Dude, she's so freaking gorgeous! I love her coloring!<3 What breed is she?


----------



## waresbear (Jun 18, 2011)

Really eally pretty. Thanks, enjoyed looking!


----------



## Chestnuts73 (Oct 14, 2011)

she is stunning love her colouring


----------



## Brighteyes (Mar 8, 2009)

Wow, thank you! 

She's a Spotted Saddle Horse.  Doesn't look much like one though. Everyone thinks she's either an Arab cross or a skinny Paint horse.


----------



## csimkunas6 (Apr 18, 2010)

Shes gorgeous! Fantastic photos!! I love her! Her markings are just stunning!!


----------



## Dark Intentions (Sep 30, 2011)

Brighteyes said:


> Wow, thank you!
> 
> She's a Spotted Saddle Horse.  Doesn't look much like one though. Everyone thinks she's either an Arab cross or a skinny Paint horse.


Yay! I guess it right! I'm not even kidding!


----------



## Brighteyes (Mar 8, 2009)

Here's a brownie! You're one of the first people to ever guess her breed right. I guess it helped I parked her out in some of the pictures, though.


----------



## pintophile (May 18, 2011)

Pintos RULE!


----------



## HorseLovinLady (Jul 18, 2011)

She's absolutely stunning!! I love a bay tobiano!


----------



## Brighteyes (Mar 8, 2009)

Her color is pretty cool, eh? I'm very picky about my pintos; I only like black and white frame overos and bay tobianos with more white than brown. I think she's perfect, but I'm biased, of course! XD


----------



## pintophile (May 18, 2011)

Brighteyes said:


> Her color is pretty cool, eh? I'm very picky about my pintos; I only like black and white frame overos and bay tobianos with more white than brown. I think she's perfect, but I'm biased, of course! XD


I love all pintos so long as they don't have an entirely white face. I also like more colour on them; the nearly-white ones are...meh. But that is, of course, just my colour racism.

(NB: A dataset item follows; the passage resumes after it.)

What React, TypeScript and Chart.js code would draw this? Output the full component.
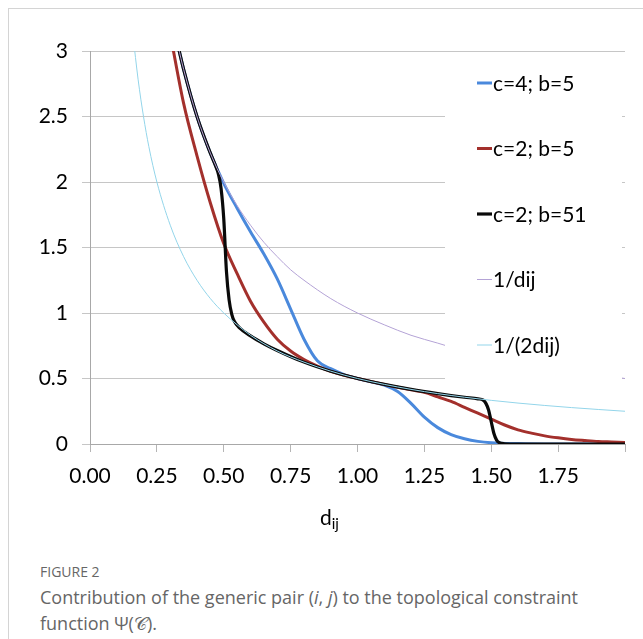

A good horse is a good horse, whether it's white, brown, black or purple.


----------



## Brighteyes (Mar 8, 2009)

Here's some more sexy shots:


I was going to tack up and ride, but day light savings started. :shock: So I just pulled her out of the stall and rode around bareback. We stripped gradually as the ride went by until we were bridless. Just for kicks and giggles. 


Awkward moments in gait... Just a back foot up. Gaited horses are funny, with their weird movements. 










Ignore my leaning forwards. Marvel at how far she was reaching under herself. I know, I know... But it took so forever to get her to reach like that! *.*









It's funny because we have the exact same expression. "Shoes? Look, _shoes_... On the water tub..."









Stripped the bridle, but kept a neck rope for a few minutes.









And the neck rope is off!










Love this horse! (Usually)


----------



## Brighteyes (Mar 8, 2009)

I think I broke the thread. :shock: None of the pictures are showing up!


----------



## AngieLee (Feb 20, 2011)

she is stunning!


----------



## shaggy (Dec 8, 2010)

She's gorious!


----------



## Monty77 (Aug 8, 2011)

What breed is she??? She's beautiful!
_Posted via Mobile Device_


----------



## Brighteyes (Mar 8, 2009)

She's a Spotted Saddle Horse. :wink:


----------



## GoWithTheFlow (Mar 9, 2011)

She is very prettiful !


----------